On May 20, Let It Be, the Beatles’ last film and final appearance together, received its British premiere simultaneously in London and Liverpool. A large billboard had been erected over the London Pavilion, on which four faces, fenced off from each other, stared out with expressions of faint nausea befitting this one more perfunctory ordeal. In Liverpool, a civic welcome waited in the foyer of the movie theater: the lord mayor, aldermen, dignitaries, and old friends. The train supposed to be bringing the Beatles pulled in to Lime Street, but they did not alight from it. Nor did they from the train after that. The civic welcome waited for the next train, and the next.
The Beatles were gone, but how could they be when the screen showed them as always: together, advancing? It was their last trick to make those tired, year-old scenes, at Twickenham studios and in the Apple basement, seem fresh and exciting, full of promise for the future that so obviously could not be. Let It Be was their sad fading; it was also the desperate sadness that they must fade. It was Paul and John singing “Two of Us,” rather pale and subdued like marriage partners after a terrible row, admitting they had been “chasing paper, getting nowhere,” but now seemingly in agreement about being “on our way home.” It was Paul when he sang “The Long and Winding Road” in its proper version, with only Billy Preston’s keyboard and himself on piano: his make-believe beard, his make-believe hobo suit, his great, round, regretful eyes. It was Paul again, singing “Let It Be,” the mollifying phrase of a Liverpool mother to a fractious child, as if he forgave and had been forgiven and everything would get better now.
It was the scene in Savile Row when lights still filled every Apple window, and the big white cars drew up outside. It was the day when clamor split the Mayfair skies; when people came across rooftops and climbed down fire escapes to look, and people in the streets stared upward. It was the old soldier in a porkpie hat whom the film crew stopped and asked for comment: “Yus—well, the Beatles, what I
say is, you can’t beat ’em. They’re out on their own. They’re good people. I say, good luck to ’em.”

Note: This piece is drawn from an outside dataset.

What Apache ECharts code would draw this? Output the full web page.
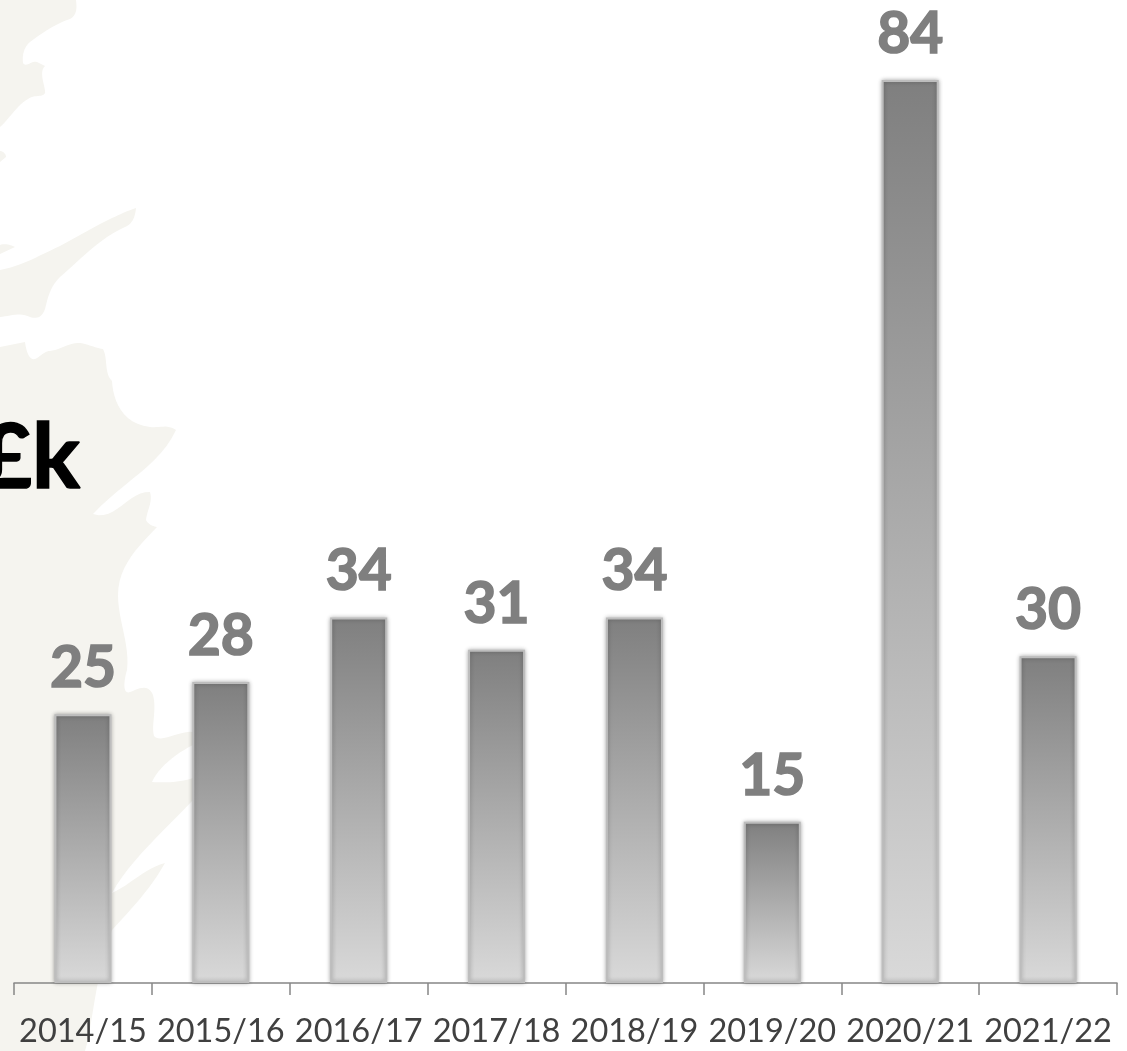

It was the rooftop concert with their hair blowing into their eyes, with Ringo in a red plastic raincoat, George in green trousers, John in a ladies’ short fur coat. It was four musicians playing together as no four musicians ever could or ever would again. It was voices singing “The One After 909,” the way they used to on truant afternoons at Forthlin Road. It was slow-motion guitars in the biting wind as John summed up their gift to their generation, all those World War II babies who’d thought there was nothing ahead but grayness and rationing. “Everybody had a good time. Everybody had a wet dream. Everybody let their hair down. Everybody saw the sun shine.” It was “Get Back” dying into discord as the police finally found their way up to the roof, as the drumbeat failed, the electricity was turned off, and the derisive Lennon voice speaking as if in mock humility to Larry Parnes, all those years ago at the Jacaranda Club:
“I’d like to thank you very much from the group and ourselves, and I hope we passed the audition.”
PART FIVE
LASTING
TWENTY
“I JUST BELIEVE IN ME. YOKO AND ME”
The breakup, in fact, was to stretch over fifteen months, between September 1969, when John told the other three privately that he wanted out, and December 1970, when Paul confirmed the split unequivocally by beginning unilateral legal action against Allen Klein. It was an odd period of limbo, with all four Beatles leading determinedly separate lives and billions of fans still hoping, even praying, for their reconciliation.